With just over a year since the passing of the amended Prescribed Management Rule 31, many body corporates still do not know of resolutions that need to be passed to ensure that levies are payable from the beginning of the financial year.
This is according to Carl Smit, MD of Sandak-Lewin Property Trust, who explains that the Prescribed Management Rule 31 (4A), which allowed trustees to, at their discretion, increase the levies charged by up to 10% at the beginning of the financial year, was replaced by PMR 31 (4B), which now requires that levy increases form part of the proposed annual budget and be applied for and approved at an Annual General Meeting (AGM).
The new rule also allows trustees from time to time, when necessary, to make special levies upon the owners, over and above those already provided for in the approved budget.
“Body Corporate’s, specifically the trustees, are still under the impression that they must continue to charge the same levies until the budget is approved at the AGM, not realising that they need to pass a resolution to charge the same levies or an increased levy in the form of a special levy to ensure levies are due and payable by owners.
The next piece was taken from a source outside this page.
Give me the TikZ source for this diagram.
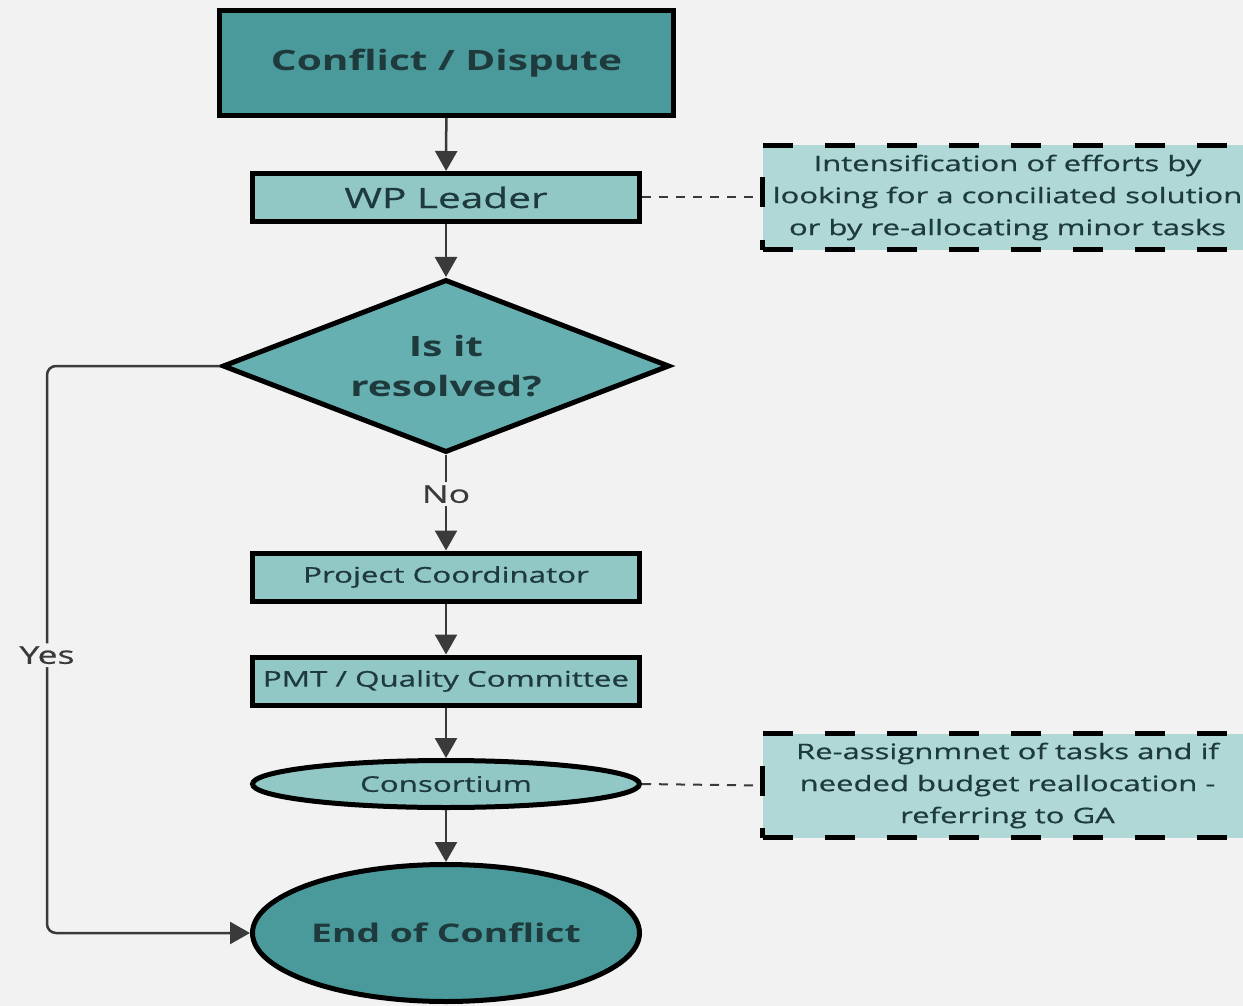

If the body corporate is being managed correctly and guided by a professional management company, then a budget for the next financial year should be discussed at least a month before the current financial year ends by the trustees and that same company should ensure that a resolution is passed so that levies can be collected.” Smit adds that all this entails is either a round robin resolution where all trustees sign the resolution by correspondence or by a meeting of the trustees where a quorum is present and the resolution is adopted – a simple matter that could save trustees and the owners from major complications down the line.